The flies with normal diet lived an average of 50 days -five days fewer than those whose food was supplemented with apple extract, the Daily Mail reported.
Not only did the flies given the apple extract live ten per cent longer, they also found it easier to walk, climb and move about as they aged.
The apple extract also cut levels of various biochemicals found in older fruit flies and linked to age-related deterioration, the researchers found.
They believe that the antioxidants in the extract mopped up free radicals, the dangerous chemicals blamed for a host of ills, including ageing.
"The results, obtained with fruit flies-stand-ins for humans in hundreds of research projects each year- bolster similar findings on apple antioxidants in other animal tests," said a spokesman for the American Chemical Society.

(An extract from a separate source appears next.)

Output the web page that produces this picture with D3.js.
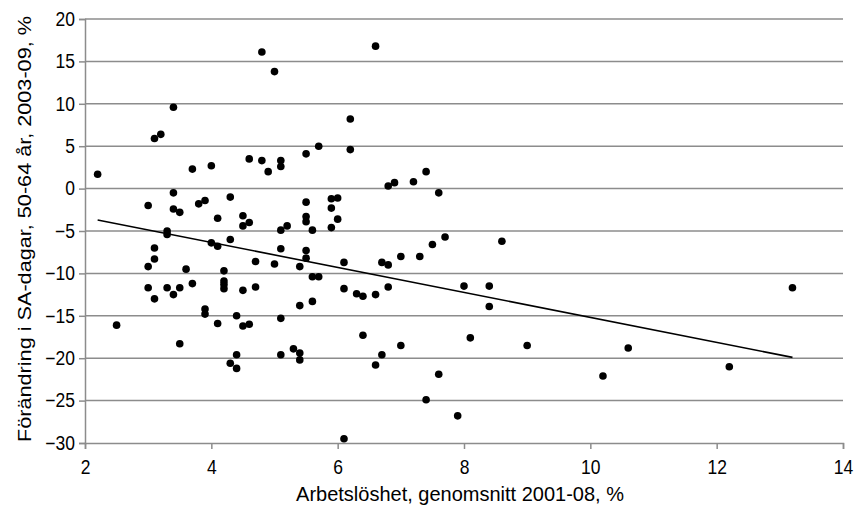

In another study, researchers who quizzed thousands of women about their diets found that those who regularly ate apples were 20 per cent less likely to suffer heart attacks and strokes.
Researchers are already using the information to grow red-fleshed apples bursting with antioxidants credited with keeping eyes and joints healthy and warding off heart disease, cancer, Alzheimers disease and diabetes.
Apples that suppress appetite could also be in the pipeline, with the first "extra-healthy" apples on supermarket shelves within just four to five years.
The apple`s genetic code has recently been cracked, paving the way for crunchier, juicier and healthier fruits.
The decoding of the apples DNA by a team of almost 100 scientists from five countries has also shed new light on its roots.
The research suggested that around 65 million years ago, the time when a comet is thought to have wiped out the dinosaurs, the plant that would eventually give rise to the apple tree underwent a massive and rapid genetic change in which many of its genes were duplicated.
The extra genes allowed the apple to adapt to tougher conditions and sent it along a different evolutionary path from peaches, strawberries and other related fruit.